The Cincinnati USA Regional Chamber plans to expand its Minority Business Accelerator program to include Hispanic firms, it said Monday.
The program has been targeted to help African American-owned businesses since its inception in 2004. But recent lobbying by the Hispanic Chamber of Commerce in Cincinnati prompted an examination of the program and of the overall minority business community in the region.
"The study reaffirms our approach, but also suggests that now is the time to increase the level and scope of our work," said Ellen van der Horst, president of the regional chamber.
Over the next three years, the regional chamber said the number of businesses in the program will increase from 32 to 50. It will also work to find at least 10 more companies that pledge to spend on regional minority-owned suppliers.

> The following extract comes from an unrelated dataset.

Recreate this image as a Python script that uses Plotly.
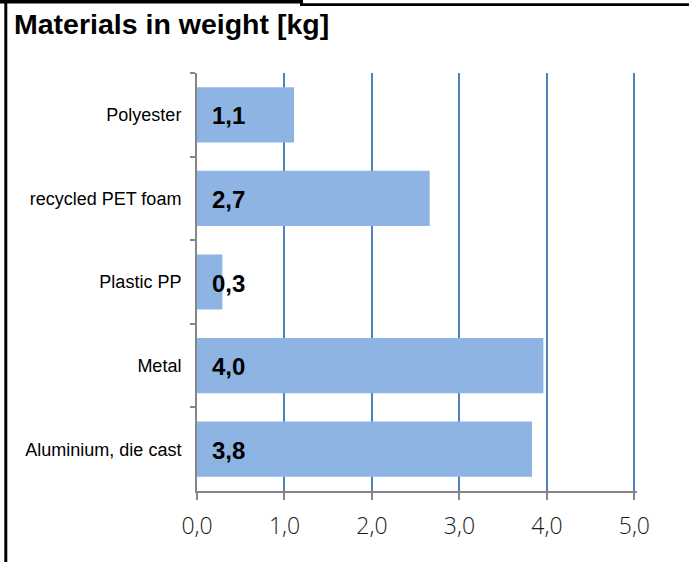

The chamber will also invite business-to-government firms to participate in the program, which it says may increase the level of minority participation in public cotracts.
The study was conducted by the Institute for Entrepreneurial Thinking and La Verdad Marketing. The chamber said it found that, despite considerable improvement in the growth of minority businesses, significant disparities still exist with majority-owned businesses.
The study reviewed total annual sales of privately-held companies (with employees) in the 15-county region and concluded that, of the $195 billion of total annual sales, minority sales are only about a half percent ($1 billion) of the total. The study also found that disparities are most significant in the African-American and Hispanic populations.
The accelerator program has two parts: a portfolio of firms (currently 32) for which the Chamber program acts as a business growth consultant, and a spending goal, in which larger corporations agree to buy a certain dollar amount of goods and services from any minority-owned business in the region.